Gak cuma jalan ceritanya yang bagus. Gak cuma akting Robert de Niro dan Jodie Foster juga yang bagus pada film ini, tapi tema musik Taxi Driver ini pun bagus banget! Cukup mewakili apa yang dirasakan Travis sebagai seorang sopir taksi yang menyusuri jalanan New York City di tengah malam yang sangat kelam, sama seperti Bruce Wayne/Batman yang menyaksikan kelamnya Gotham City di malam hari yang penuh dengan hal-hal berlumur dosa.



Saya merasa, lagu tema yang disajikan Martin Scorsese ini sebagai “lagu kebangsaan” New York City. Meskipun saya tidak tinggal di New York City, meskipun saya belum pernah sekalipun menginjakkan kaki di New York City, saya seolah-olah mencium bau hujan yang turun di New York City, dan segala atmosfer New York City lainnya lewat sajian lagu tema yang tersaji pada film ini. Mungkin, karena saya punya ikatan emosional yang kuat dengan New York City, pasalnya, selama puluhan tahun saya menyaksikan begitu banyak film atau serial televisi yang seting lokasinya bertempat di New York City.

Meskipun film ini dibuat dan ririlis pada tahun 1976, saya merasa film ini sudah melebihi zamannya. Bahkan menontonnya di tahun 2022 pun saya dibuat terkagum-kagum oleh film ini soalnya film ini bagus banget! Film-film yang dibintangi Rober de Niro dan Jodie Foster memang gak ada yang gak bagus. Film-film yang disutradari Marton Scorsese pun gak ada yang gak bagus. Nama-nama yang sudah tentu jadi jaminan mutu dari film Hollywood yang harus ditonton oleh para pencinta film di manapun mereka berada.

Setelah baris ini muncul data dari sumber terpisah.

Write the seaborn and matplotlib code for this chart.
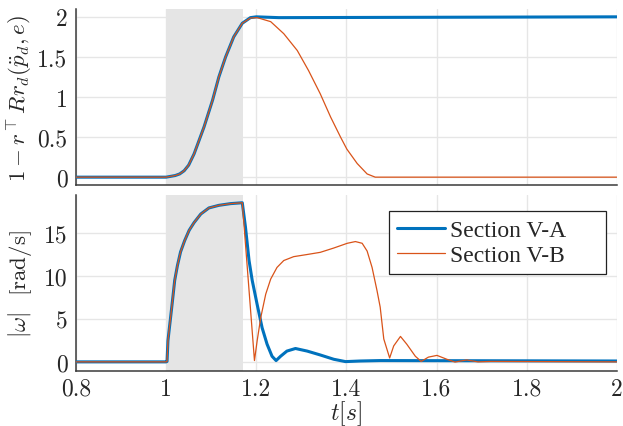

Film ini pun dapat empat nominasi Oscar untuk kategori Film Terbaik, Aktor Terbaik (Robert de Niro), Aktris Pendukung Terbaik (Jodie Foster), Scoring Film Terbaik, tapi tidak memenangkannya. Meskipun begitu, menurut saya, film ini lebih dari sempurna, tapi sebuah mahakarya yang akan tetap nyaman ditonton berkali-kali sekalipun ditonton 50 tahun dari sekarang sekalipun karena setiap aspek yang ada pada film ini betul-betul sempurna.